-- START OF Given data --
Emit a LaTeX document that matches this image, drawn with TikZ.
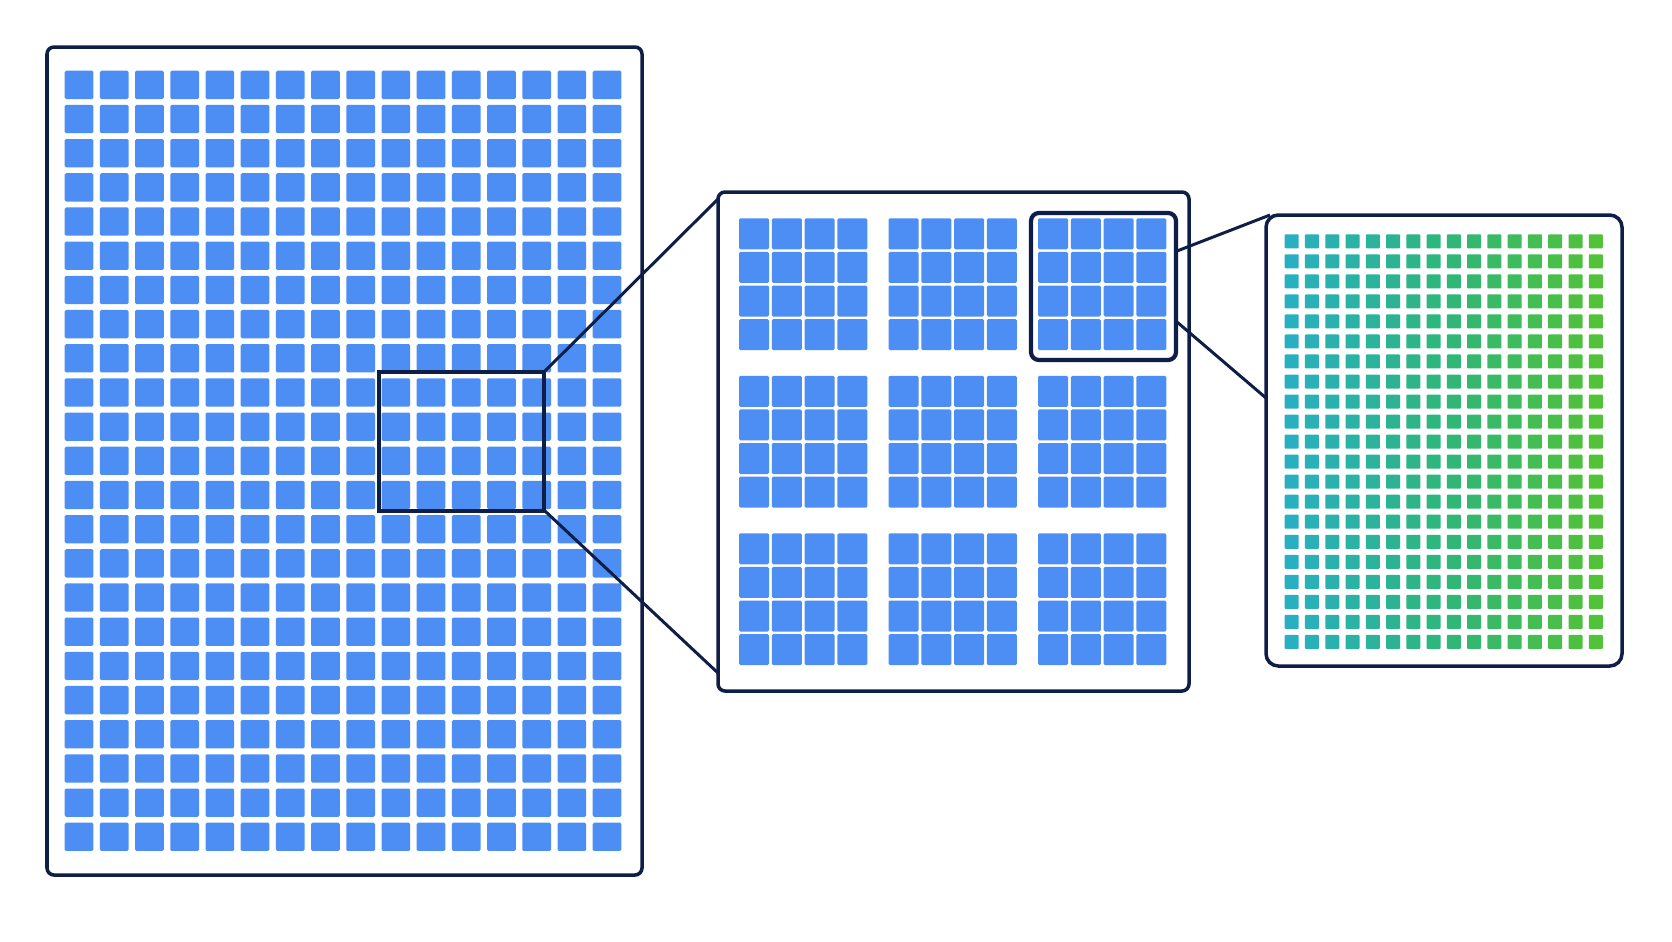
\documentclass[tikz,border=0pt]{standalone}
\usepackage{tikz}

\definecolor{navy}{RGB}{14,30,70}
\definecolor{cellblue}{RGB}{77,142,245}
\definecolor{tealc}{RGB}{40,176,192}
\definecolor{midc}{RGB}{46,182,122}
\definecolor{greenc}{RGB}{82,194,56}

\begin{document}
\begin{tikzpicture}[x=0.02cm,y=-0.02cm,
    panel/.style={draw=navy,line width=2pt,fill=white,rounded corners=4pt},
    frame/.style={draw=navy,line width=2.4pt},
    link/.style={navy,line width=1.7pt},
    cell/.style={fill=cellblue,rounded corners=0.8pt}]
    \useasboundingbox (0,0) rectangle (1672,941);

    % panels
    \draw[panel] (47,47) rectangle (642,875);
    \draw[panel] (718,192) rectangle (1189,691);
    \draw[panel,rounded corners=7pt] (1266,215) rectangle (1622,666);

    % full grid
    \foreach \i in {0,...,15}
        \foreach \j in {0,...,22}
            \fill[cell] ({64.7+35.2*\i},{70.7+34.18*\j}) rectangle +(28.7,28.3);

    % 3x3 blocks of 4x4
    \foreach \bi in {0,1,2}
        \foreach \bj in {0,1,2}
            \foreach \i in {0,...,3}
                \foreach \j in {0,...,3}
                    \fill[cell] ({739+149.5*\bi+32.8*\i},{218.3+157.5*\bj+33.6*\j}) rectangle +(30,31);

    % fine grid, teal to green
    \foreach \i in {0,...,15} {
        \ifnum\i<8
            \pgfmathtruncatemacro{\p}{\i*100/7.5}
            \colorlet{cc}{midc!\p!tealc}
        \else
            \pgfmathtruncatemacro{\p}{(\i-7.5)*100/7.5}
            \colorlet{cc}{greenc!\p!midc}
        \fi
        \foreach \j in {0,...,20}
            \fill[cc,rounded corners=0.5pt] ({1284.7+20.27*\i},{234.3+20.03*\j}) rectangle +(14,14);
    }

    % zoom frames
    \draw[frame] (379,372) rectangle (544,511);
    \draw[frame,rounded corners=4.5pt] (1031,213) rectangle (1176,360);

    \coordinate (hlTR) at (544,372);
    \coordinate (hlBR) at (545,511);
    \coordinate (midA) at (718,199);
    \coordinate (midB) at (718,673);
    \coordinate (blkTR) at (1177,251);
    \coordinate (blkBR) at (1177,322);
    \coordinate (rgtA) at (1270,215);
    \coordinate (rgtB) at (1266,398);

    % connectors
    \draw[link] (hlTR) -- (midA);
    \draw[link] (hlBR) -- (midB);
    \draw[link] (blkTR) -- (rgtA);
    \draw[link] (blkBR) -- (rgtB);
\end{tikzpicture}
\end{document}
-- END OF Given data --
Repeat the material exactly as it reads, without any of its pictures.

■ Final result
Emit a LaTeX document that matches this image, drawn with TikZ.
\documentclass[tikz,border=0pt]{standalone}
\usepackage{tikz}

\definecolor{navy}{RGB}{14,30,70}
\definecolor{cellblue}{RGB}{77,142,245}
\definecolor{tealc}{RGB}{40,176,192}
\definecolor{midc}{RGB}{46,182,122}
\definecolor{greenc}{RGB}{82,194,56}

\begin{document}
\begin{tikzpicture}[x=0.02cm,y=-0.02cm,
    panel/.style={draw=navy,line width=2pt,fill=white,rounded corners=4pt},
    frame/.style={draw=navy,line width=2.4pt},
    link/.style={navy,line width=1.7pt},
    cell/.style={fill=cellblue,rounded corners=0.8pt}]
    \useasboundingbox (0,0) rectangle (1672,941);

    % panels
    \draw[panel] (47,47) rectangle (642,875);
    \draw[panel] (718,192) rectangle (1189,691);
    \draw[panel,rounded corners=7pt] (1266,215) rectangle (1622,666);

    % full grid
    \foreach \i in {0,...,15}
        \foreach \j in {0,...,22}
            \fill[cell] ({64.7+35.2*\i},{70.7+34.18*\j}) rectangle +(28.7,28.3);

    % 3x3 blocks of 4x4
    \foreach \bi in {0,1,2}
        \foreach \bj in {0,1,2}
            \foreach \i in {0,...,3}
                \foreach \j in {0,...,3}
                    \fill[cell] ({739+149.5*\bi+32.8*\i},{218.3+157.5*\bj+33.6*\j}) rectangle +(30,31);

    % fine grid, teal to green
    \foreach \i in {0,...,15} {
        \ifnum\i<8
            \pgfmathtruncatemacro{\p}{\i*100/7.5}
            \colorlet{cc}{midc!\p!tealc}
        \else
            \pgfmathtruncatemacro{\p}{(\i-7.5)*100/7.5}
            \colorlet{cc}{greenc!\p!midc}
        \fi
        \foreach \j in {0,...,20}
            \fill[cc,rounded corners=0.5pt] ({1284.7+20.27*\i},{234.3+20.03*\j}) rectangle +(14,14);
    }

    % zoom frames
    \draw[frame] (379,372) rectangle (544,511);
    \draw[frame,rounded corners=4.5pt] (1031,213) rectangle (1176,360);

    \coordinate (hlTR) at (544,372);
    \coordinate (hlBR) at (545,511);
    \coordinate (midA) at (718,199);
    \coordinate (midB) at (718,673);
    \coordinate (blkTR) at (1177,251);
    \coordinate (blkBR) at (1177,322);
    \coordinate (rgtA) at (1270,215);
    \coordinate (rgtB) at (1266,398);

    % connectors
    \draw[link] (hlTR) -- (midA);
    \draw[link] (hlBR) -- (midB);
    \draw[link] (blkTR) -- (rgtA);
    \draw[link] (blkBR) -- (rgtB);
\end{tikzpicture}
\end{document}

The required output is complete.